[Begin MATERIAL FOR THE TASK]

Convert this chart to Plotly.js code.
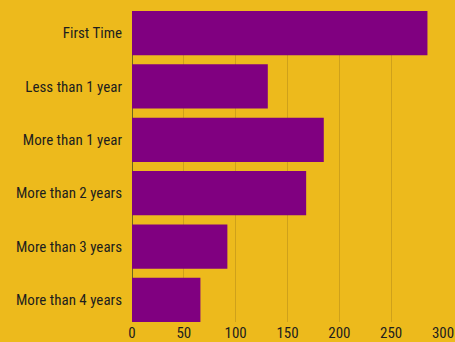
<!DOCTYPE html>
<html>
<head>
<meta charset="utf-8">
<script src="https://cdn.plot.ly/plotly-3.0.1.min.js"></script>
<style>html,body{margin:0;padding:0;background:#EDBA1C;}</style>
</head>
<body>
<div id="chart" style="width:455px;height:342px;"></div>
<script>
const categories = ["First Time", "Less than 1 year", "More than 1 year", "More than 2 years", "More than 3 years", "More than 4 years"];
const counts = [285, 131, 185, 168, 92, 66];
const xTicks = [0, 50, 100, 150, 200, 250, 300];

const fontFam = '"Roboto Condensed", "Liberation Sans Narrow", "DejaVu Sans Condensed", Roboto, sans-serif';

Plotly.newPlot('chart', [{
  type: 'bar',
  orientation: 'h',
  y: categories,
  x: counts,
  marker: {color: '#800080'},
  hoverinfo: 'x+y'
}], {
  width: 455,
  height: 342,
  paper_bgcolor: '#EDBA1C',
  plot_bgcolor: '#EDBA1C',
  margin: {l: 132, r: 12, t: 11, b: 20, pad: 0},
  bargap: 0.17,
  font: {family: fontFam, size: 15, color: '#1e1e1e'},
  showlegend: false,
  xaxis: {
    range: [0, 300],
    tickvals: xTicks,
    ticktext: xTicks.map(String),
    showgrid: true,
    gridcolor: '#CFA11A',
    gridwidth: 1,
    zeroline: true,
    zerolinecolor: '#6E6420',
    zerolinewidth: 1,
    ticks: '',
    tickfont: {family: fontFam, size: 15, color: '#1e1e1e'}
  },
  yaxis: {
    type: 'category',
    categoryorder: 'array',
    categoryarray: categories,
    range: [5.415, -0.415],
    showgrid: false,
    zeroline: false,
    ticks: '',
    ticklabelstandoff: 9,
    tickfont: {family: fontFam, size: 15, color: '#1e1e1e'}
  }
}, {displayModeBar: false, staticPlot: true});
</script>
</body>
</html>
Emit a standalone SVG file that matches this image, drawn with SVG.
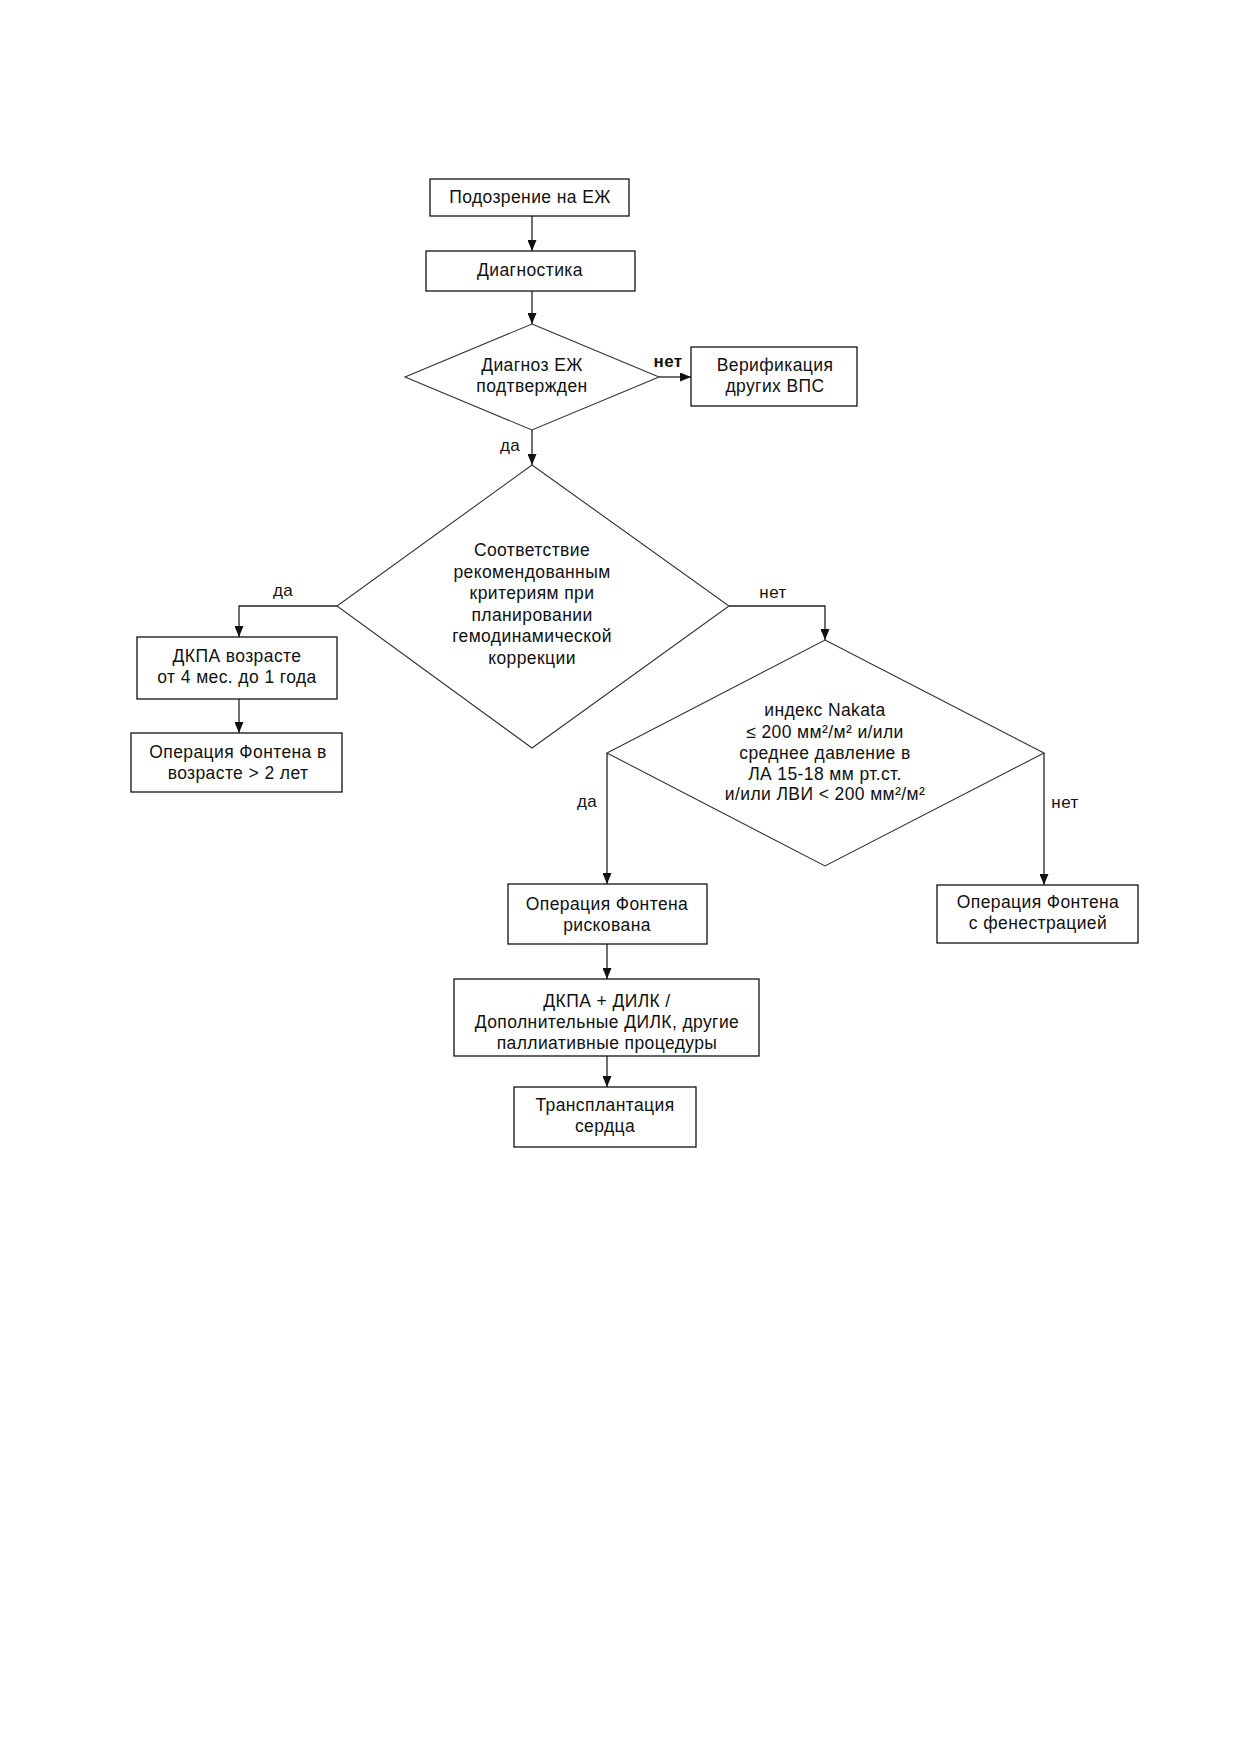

[End MATERIAL FOR THE TASK]

**GIVEN EXERCISE**
Take the listing above and print it exactly, apart from the pictures.

**SOLUTION**
Convert this chart to Plotly.js code.
<!DOCTYPE html>
<html>
<head>
<meta charset="utf-8">
<script src="https://cdn.plot.ly/plotly-3.0.1.min.js"></script>
<style>html,body{margin:0;padding:0;background:#EDBA1C;}</style>
</head>
<body>
<div id="chart" style="width:455px;height:342px;"></div>
<script>
const categories = ["First Time", "Less than 1 year", "More than 1 year", "More than 2 years", "More than 3 years", "More than 4 years"];
const counts = [285, 131, 185, 168, 92, 66];
const xTicks = [0, 50, 100, 150, 200, 250, 300];

const fontFam = '"Roboto Condensed", "Liberation Sans Narrow", "DejaVu Sans Condensed", Roboto, sans-serif';

Plotly.newPlot('chart', [{
  type: 'bar',
  orientation: 'h',
  y: categories,
  x: counts,
  marker: {color: '#800080'},
  hoverinfo: 'x+y'
}], {
  width: 455,
  height: 342,
  paper_bgcolor: '#EDBA1C',
  plot_bgcolor: '#EDBA1C',
  margin: {l: 132, r: 12, t: 11, b: 20, pad: 0},
  bargap: 0.17,
  font: {family: fontFam, size: 15, color: '#1e1e1e'},
  showlegend: false,
  xaxis: {
    range: [0, 300],
    tickvals: xTicks,
    ticktext: xTicks.map(String),
    showgrid: true,
    gridcolor: '#CFA11A',
    gridwidth: 1,
    zeroline: true,
    zerolinecolor: '#6E6420',
    zerolinewidth: 1,
    ticks: '',
    tickfont: {family: fontFam, size: 15, color: '#1e1e1e'}
  },
  yaxis: {
    type: 'category',
    categoryorder: 'array',
    categoryarray: categories,
    range: [5.415, -0.415],
    showgrid: false,
    zeroline: false,
    ticks: '',
    ticklabelstandoff: 9,
    tickfont: {family: fontFam, size: 15, color: '#1e1e1e'}
  }
}, {displayModeBar: false, staticPlot: true});
</script>
</body>
</html>
Emit a standalone SVG file that matches this image, drawn with SVG.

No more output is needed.